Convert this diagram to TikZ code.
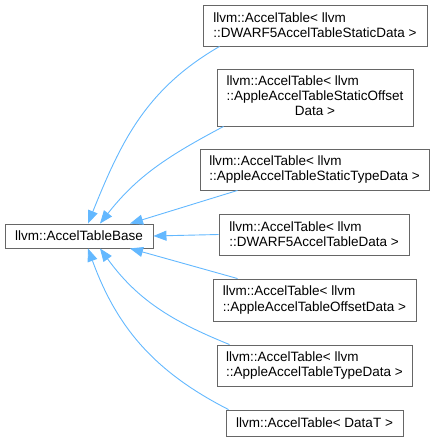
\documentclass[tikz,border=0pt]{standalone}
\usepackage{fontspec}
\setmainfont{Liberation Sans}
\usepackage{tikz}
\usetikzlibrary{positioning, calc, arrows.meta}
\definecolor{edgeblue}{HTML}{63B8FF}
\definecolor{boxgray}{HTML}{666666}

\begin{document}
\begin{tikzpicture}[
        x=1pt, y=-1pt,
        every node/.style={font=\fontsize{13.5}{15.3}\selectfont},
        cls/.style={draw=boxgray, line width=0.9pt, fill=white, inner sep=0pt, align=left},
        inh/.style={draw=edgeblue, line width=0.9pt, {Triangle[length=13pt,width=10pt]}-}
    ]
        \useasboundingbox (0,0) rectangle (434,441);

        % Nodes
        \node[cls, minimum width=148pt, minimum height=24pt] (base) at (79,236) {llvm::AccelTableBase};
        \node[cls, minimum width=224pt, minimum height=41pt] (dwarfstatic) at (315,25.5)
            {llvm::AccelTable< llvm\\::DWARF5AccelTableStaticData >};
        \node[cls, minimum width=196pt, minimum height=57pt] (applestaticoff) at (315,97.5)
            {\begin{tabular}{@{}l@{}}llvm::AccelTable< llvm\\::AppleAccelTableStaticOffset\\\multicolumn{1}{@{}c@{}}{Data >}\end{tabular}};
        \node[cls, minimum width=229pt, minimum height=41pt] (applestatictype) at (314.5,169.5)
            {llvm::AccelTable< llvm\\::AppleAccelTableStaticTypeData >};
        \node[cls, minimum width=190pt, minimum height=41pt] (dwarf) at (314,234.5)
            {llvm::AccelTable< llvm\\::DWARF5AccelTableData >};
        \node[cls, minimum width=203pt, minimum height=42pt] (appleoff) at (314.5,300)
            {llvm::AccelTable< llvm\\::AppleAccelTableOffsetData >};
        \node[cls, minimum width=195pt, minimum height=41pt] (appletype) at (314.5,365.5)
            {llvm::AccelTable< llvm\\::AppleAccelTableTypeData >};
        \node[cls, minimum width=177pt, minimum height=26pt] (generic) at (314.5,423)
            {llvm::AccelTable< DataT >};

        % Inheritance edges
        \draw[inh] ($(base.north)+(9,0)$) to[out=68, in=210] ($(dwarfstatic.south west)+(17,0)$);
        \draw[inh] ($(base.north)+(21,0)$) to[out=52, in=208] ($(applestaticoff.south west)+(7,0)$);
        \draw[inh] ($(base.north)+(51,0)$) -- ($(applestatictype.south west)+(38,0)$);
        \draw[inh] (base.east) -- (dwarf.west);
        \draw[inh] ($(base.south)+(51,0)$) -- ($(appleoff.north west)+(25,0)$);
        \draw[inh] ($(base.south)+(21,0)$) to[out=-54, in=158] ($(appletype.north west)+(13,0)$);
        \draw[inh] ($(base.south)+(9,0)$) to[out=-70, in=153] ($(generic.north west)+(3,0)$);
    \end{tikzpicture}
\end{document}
━━━━━━━━━━━━━━━━━━━━
(STATED EXERCISE)
Repeat the material above verbatim. Leave the pictures behind.

(TASK ANSWER)
Convert this diagram to TikZ code.
\documentclass[tikz,border=0pt]{standalone}
\usepackage{fontspec}
\setmainfont{Liberation Sans}
\usepackage{tikz}
\usetikzlibrary{positioning, calc, arrows.meta}
\definecolor{edgeblue}{HTML}{63B8FF}
\definecolor{boxgray}{HTML}{666666}

\begin{document}
\begin{tikzpicture}[
        x=1pt, y=-1pt,
        every node/.style={font=\fontsize{13.5}{15.3}\selectfont},
        cls/.style={draw=boxgray, line width=0.9pt, fill=white, inner sep=0pt, align=left},
        inh/.style={draw=edgeblue, line width=0.9pt, {Triangle[length=13pt,width=10pt]}-}
    ]
        \useasboundingbox (0,0) rectangle (434,441);

        % Nodes
        \node[cls, minimum width=148pt, minimum height=24pt] (base) at (79,236) {llvm::AccelTableBase};
        \node[cls, minimum width=224pt, minimum height=41pt] (dwarfstatic) at (315,25.5)
            {llvm::AccelTable< llvm\\::DWARF5AccelTableStaticData >};
        \node[cls, minimum width=196pt, minimum height=57pt] (applestaticoff) at (315,97.5)
            {\begin{tabular}{@{}l@{}}llvm::AccelTable< llvm\\::AppleAccelTableStaticOffset\\\multicolumn{1}{@{}c@{}}{Data >}\end{tabular}};
        \node[cls, minimum width=229pt, minimum height=41pt] (applestatictype) at (314.5,169.5)
            {llvm::AccelTable< llvm\\::AppleAccelTableStaticTypeData >};
        \node[cls, minimum width=190pt, minimum height=41pt] (dwarf) at (314,234.5)
            {llvm::AccelTable< llvm\\::DWARF5AccelTableData >};
        \node[cls, minimum width=203pt, minimum height=42pt] (appleoff) at (314.5,300)
            {llvm::AccelTable< llvm\\::AppleAccelTableOffsetData >};
        \node[cls, minimum width=195pt, minimum height=41pt] (appletype) at (314.5,365.5)
            {llvm::AccelTable< llvm\\::AppleAccelTableTypeData >};
        \node[cls, minimum width=177pt, minimum height=26pt] (generic) at (314.5,423)
            {llvm::AccelTable< DataT >};

        % Inheritance edges
        \draw[inh] ($(base.north)+(9,0)$) to[out=68, in=210] ($(dwarfstatic.south west)+(17,0)$);
        \draw[inh] ($(base.north)+(21,0)$) to[out=52, in=208] ($(applestaticoff.south west)+(7,0)$);
        \draw[inh] ($(base.north)+(51,0)$) -- ($(applestatictype.south west)+(38,0)$);
        \draw[inh] (base.east) -- (dwarf.west);
        \draw[inh] ($(base.south)+(51,0)$) -- ($(appleoff.north west)+(25,0)$);
        \draw[inh] ($(base.south)+(21,0)$) to[out=-54, in=158] ($(appletype.north west)+(13,0)$);
        \draw[inh] ($(base.south)+(9,0)$) to[out=-70, in=153] ($(generic.north west)+(3,0)$);
    \end{tikzpicture}
\end{document}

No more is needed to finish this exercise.